What is comprehensible input?
Comprehensible input is language you can understand most of — the linguist Stephen Krashen's idea, often written as 'i+1': input just one step beyond your current level. The theory is that you acquire language most efficiently when you understand the overall meaning while meeting a small amount of new vocabulary or grammar you can figure out from context. Too easy and you learn nothing new; too hard and it's noise. The sweet spot — understanding maybe 90–98% and stretching slightly — is where real acquisition happens, which is why level-appropriate, graded material is so powerful.
How many hours of immersion do I need to learn Japanese?
There's no fixed number, but the honest answer is: a lot, and consistency matters more than intensity. Japanese is one of the hardest languages for English speakers, with total estimates running into the thousands of hours. What matters is making input a daily habit — even 30–60 focused minutes of reading and listening you understand, every day, compounds dramatically over months and years. People who immerse daily reach fluency far faster than people who study in bursts. The goal isn't to hit a magic hour count; it's to never stop meeting Japanese you can understand.
What's the difference between active and passive immersion?

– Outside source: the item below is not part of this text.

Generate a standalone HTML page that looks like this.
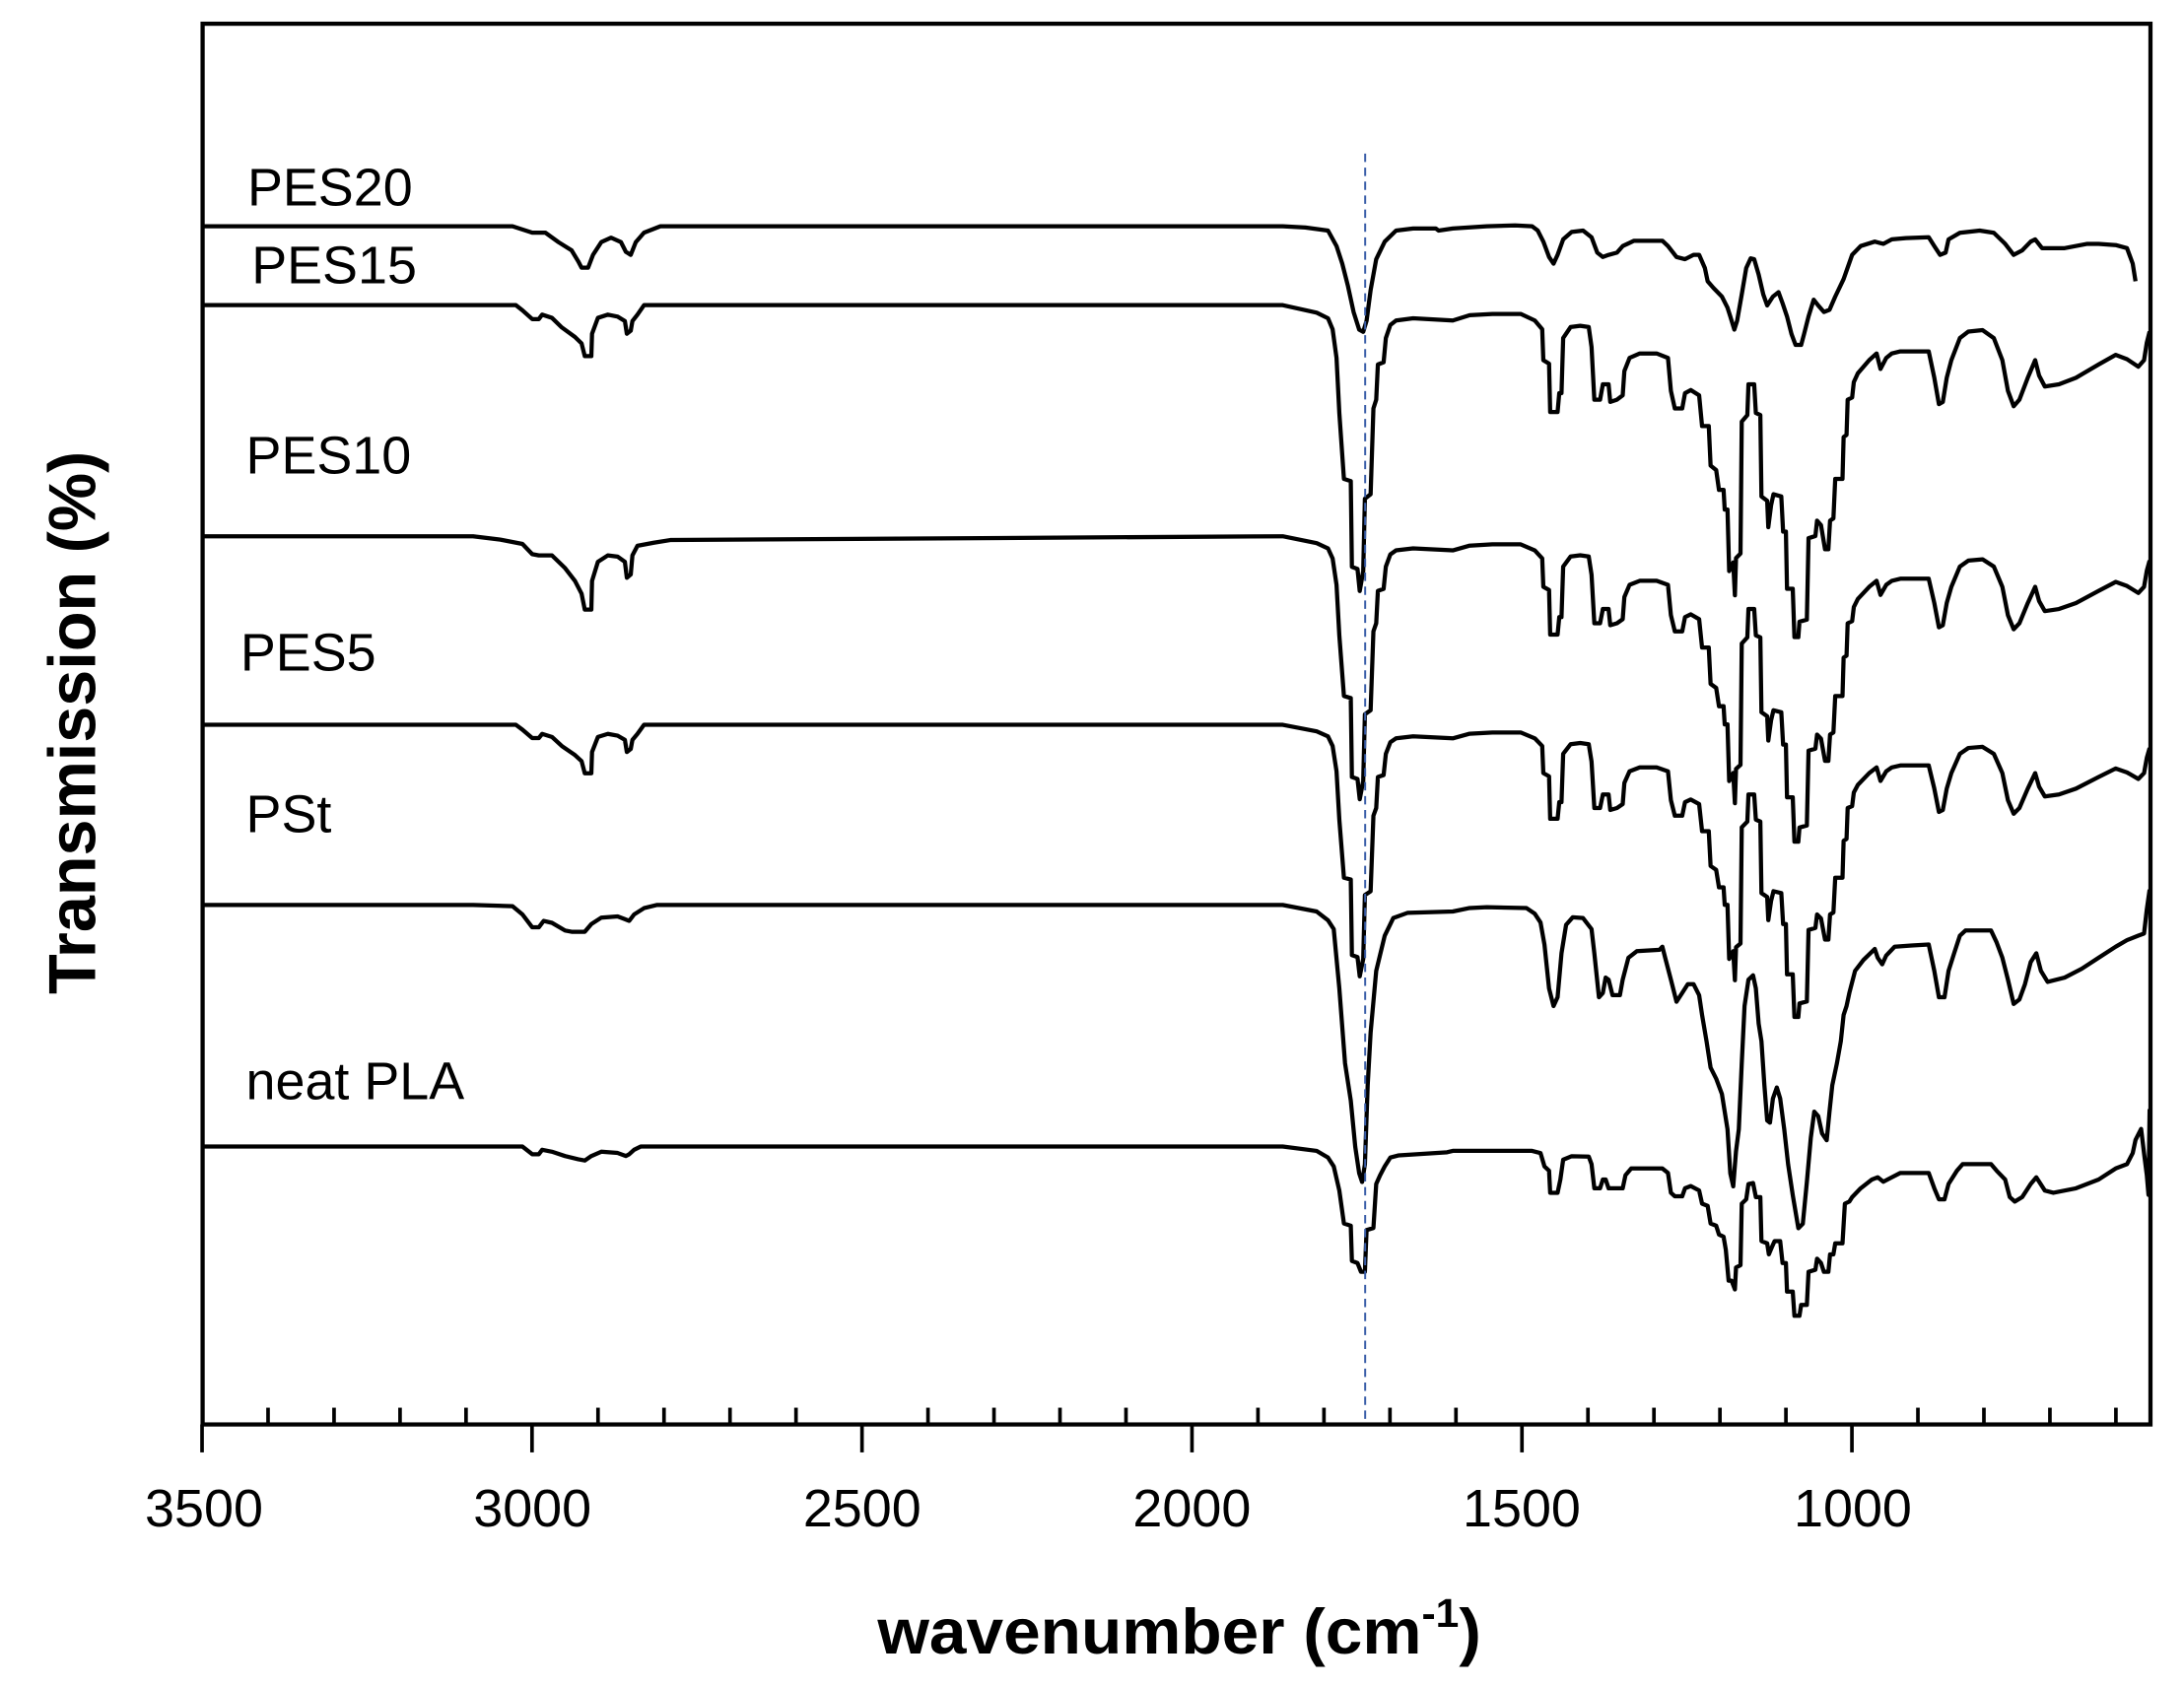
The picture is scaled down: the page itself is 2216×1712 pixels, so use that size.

Active immersion is when you're fully engaged — reading closely, listening carefully, looking up words, and trying to understand. Passive immersion is having Japanese on in the background while you do something else, like a podcast during chores. Active immersion is where almost all real learning happens, because acquisition needs attention and comprehension. Passive immersion has modest value for keeping your ear tuned and reinforcing sounds you already know, but it won't teach you much on its own. Prioritise active immersion with comprehensible material; treat passive listening as a small bonus, not the main event.